Hanoi defended its tax policy as a way to create fairer competition for wholly imported cars. "The development of our auto industry is our highest priority and we like to grant the best tax treatment to foreign car makers but international integration means that discrimination is not allowed," Quach Duc Phap, director of the finance ministry's tax policy department said at the conference. At present foreign imported cars are subject to total taxes and import tariffs of 260 percent including an 80 percent rate for special consumption tax. Locally assembled cars will be subject to the same rate of special consumption tax by 2007, Phap said.
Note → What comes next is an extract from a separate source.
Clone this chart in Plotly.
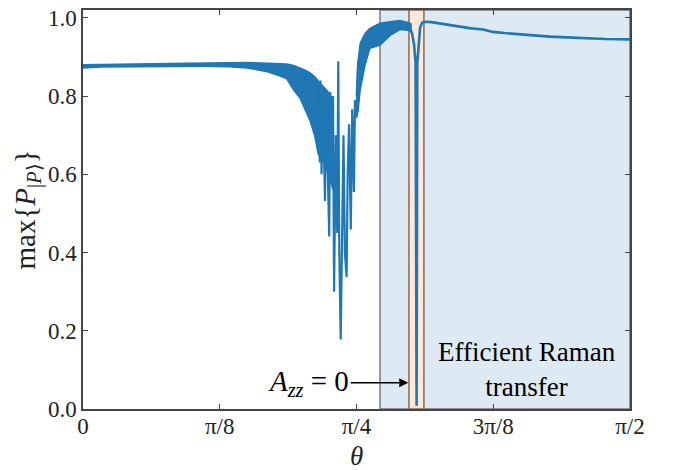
import math
import plotly.graph_objects as go

# ---------------- data ----------------
# dense oscillating band, left part: theta (rad), upper / lower envelope
theta_band_l = [0.000, 0.05, 0.15, 0.25, 0.35, 0.42, 0.471, 0.53, 0.566, 0.585, 0.605, 0.623,
                0.638, 0.652, 0.665, 0.675, 0.690, 0.705, 0.718]
upper_band_l = [0.880, 0.881, 0.882, 0.883, 0.884, 0.885, 0.886, 0.884, 0.883, 0.882, 0.878, 0.872,
                0.866, 0.859, 0.850, 0.839, 0.825, 0.810, 0.790]
lower_band_l = [0.872, 0.874, 0.875, 0.876, 0.876, 0.875, 0.872, 0.862, 0.851, 0.844, 0.815, 0.795,
                0.765, 0.737, 0.700, 0.653, 0.630, 0.600, 0.560]

# dense band, right part (recovery before the A_zz = 0 dip)
theta_band_r = [0.785, 0.790, 0.796, 0.810, 0.824, 0.853, 0.882, 0.910, 0.933, 0.942]
upper_band_r = [0.800, 0.890, 0.935, 0.960, 0.973, 0.986, 0.990, 0.993, 0.988, 0.985]
lower_band_r = [0.745, 0.762, 0.816, 0.880, 0.922, 0.930, 0.955, 0.970, 0.968, 0.965]

# deep oscillation spikes in the dip
theta_spikes = [0.672, 0.680, 0.682, 0.685, 0.688, 0.695, 0.698, 0.707, 0.710, 0.716, 0.718,
                0.721, 0.726, 0.730, 0.733, 0.736, 0.740, 0.745, 0.748, 0.752, 0.757, 0.760,
                0.764, 0.769, 0.773, 0.778, 0.781, 0.785, 0.790]
p_spikes = [0.840, 0.630, 0.840, 0.600, 0.820, 0.532, 0.815, 0.441, 0.810, 0.620, 0.800,
            0.300, 0.700, 0.450, 0.889, 0.400, 0.178, 0.550, 0.700, 0.400, 0.337, 0.600,
            0.728, 0.459, 0.766, 0.555, 0.790, 0.745, 0.890]

# A_zz = 0 dip and the smooth tail to pi/2
theta_tail = [0.930, 0.939, 0.945, 0.951, 0.955, 0.958, 0.960, 0.963, 0.968, 0.974, 0.985,
              1.000, 1.020, 1.054, 1.083, 1.115, 1.149, 1.177, 1.210, 1.246, 1.290, 1.341,
              1.390, 1.436, 1.500, 1.5708]
p_tail = [0.978, 0.975, 0.960, 0.930, 0.884, 0.008, 0.884, 0.930, 0.975, 0.988, 0.990,
          0.989, 0.986, 0.981, 0.977, 0.973, 0.970, 0.964, 0.961, 0.958, 0.955, 0.952,
          0.950, 0.948, 0.946, 0.945]

# shaded regions (theta, rad)
raman_region = [0.853, math.pi / 2]
azz_region = [0.936, 0.979]

x_tickvals = [0, math.pi / 8, math.pi / 4, 3 * math.pi / 8, math.pi / 2]
x_ticktext = ["0", "π/8", "π/4", "3π/8", "π/2"]
y_tickvals = [0.0, 0.2, 0.4, 0.6, 0.8, 1.0]
y_ticktext = ["0.0", "0.2", "0.4", "0.6", "0.8", "1.0"]

BLUE = "#1f77b4"
FONT = "Liberation Serif"

fig = go.Figure()

for th, up, lo in [(theta_band_l, upper_band_l, lower_band_l),
                   (theta_band_r, upper_band_r, lower_band_r)]:
    fig.add_trace(go.Scatter(
        x=th + th[::-1], y=up + lo[::-1], fill="toself", mode="lines",
        fillcolor=BLUE, line=dict(color=BLUE, width=1.5), hoverinfo="skip",
        showlegend=False))

fig.add_trace(go.Scatter(x=theta_spikes, y=p_spikes, mode="lines",
                         line=dict(color=BLUE, width=2.2), showlegend=False))
fig.add_trace(go.Scatter(x=theta_tail, y=p_tail, mode="lines",
                         line=dict(color=BLUE, width=2.6), showlegend=False))

fig.add_shape(type="rect", xref="x", yref="paper", x0=raman_region[0], x1=raman_region[1],
              y0=0, y1=1, fillcolor="#dde9f3", line=dict(color="#7a7a7a", width=1.5),
              layer="below")
fig.add_shape(type="rect", xref="x", yref="paper", x0=azz_region[0], x1=azz_region[1],
              y0=0, y1=1, fillcolor="#fde8da", line=dict(color="#8a6a58", width=1.5),
              layer="below")

fig.add_annotation(x=(raman_region[0] + raman_region[1]) / 2 + 0.063, y=0.10,
                   text="Efficient Raman<br>transfer", showarrow=False,
                   font=dict(family=FONT, size=27, color="black"), align="center")

fig.add_annotation(x=azz_region[0] - 0.002, y=0.067, ax=0.648, ay=0.067,
                   axref="x", ayref="y", xref="x", yref="y",
                   text="<i>A</i><sub><i>zz</i></sub> = 0", showarrow=True,
                   arrowhead=2, arrowsize=1.2, arrowwidth=1.5, arrowcolor="black",
                   font=dict(family=FONT, size=29, color="black"))

# x-axis title placed as annotation to match the reference position
fig.add_annotation(x=0.5, y=-0.119, xref="paper", yref="paper", text="<i>θ</i>",
                   showarrow=False, yanchor="middle",
                   font=dict(family=FONT, size=27, color="#222"))

axis_common = dict(showgrid=False, zeroline=False, showline=True, linecolor="#444",
                   linewidth=1.5, mirror="ticks", ticks="inside", ticklen=5,
                   tickwidth=1.2, tickcolor="#444",
                   tickfont=dict(family=FONT, size=23, color="#222"))

fig.update_xaxes(range=[0, math.pi / 2], tickvals=x_tickvals, ticktext=x_ticktext,
                 ticklabelstandoff=-4, **axis_common)
fig.update_yaxes(range=[0, 1.02], tickvals=y_tickvals, ticktext=y_ticktext,
                 title=dict(text="max{<i>P</i><sub>|<i>P</i>⟩</sub>}",
                            font=dict(family=FONT, size=29, color="#222"), standoff=4),
                 **axis_common)

fig.update_layout(width=681, height=470, margin=dict(l=83, r=51, t=6, b=61),
                  plot_bgcolor="white", paper_bgcolor="white", showlegend=False)

fig.write_html("out.html", config={"displayModeBar": False},
               post_script="document.body.style.margin='0';")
But the government showed signs of listening to the foreign assemblers complaints, with Phap saying he would forward their request for a lower sales tax to his ministry and that the current tax level on imported parts would be kept next year. In the meantime, rows of parked motorcycles outside the exhibition hall near the airport of Vietnam's biggest city attested to the hunger for cars in a country where two-wheeled vehicles are still the kings of the road. One of the browsers was Huy Bao, owner of an electronics shop. As he cruised the stands looking at the gleaming new cars and flashily dressed models showing off the vehicles' features, he said wistfully: "It will take me forever to own one of these cars."

Average annual incomes in the Southeast Asian country hover at $400, while a regular foreign sedan costs around $25,000. Currently Vietnam has just seven vehicles for every 1,000 people among its population of 81 million.

By Nguyen Nhat Lam - Reuters - September 03, 2004.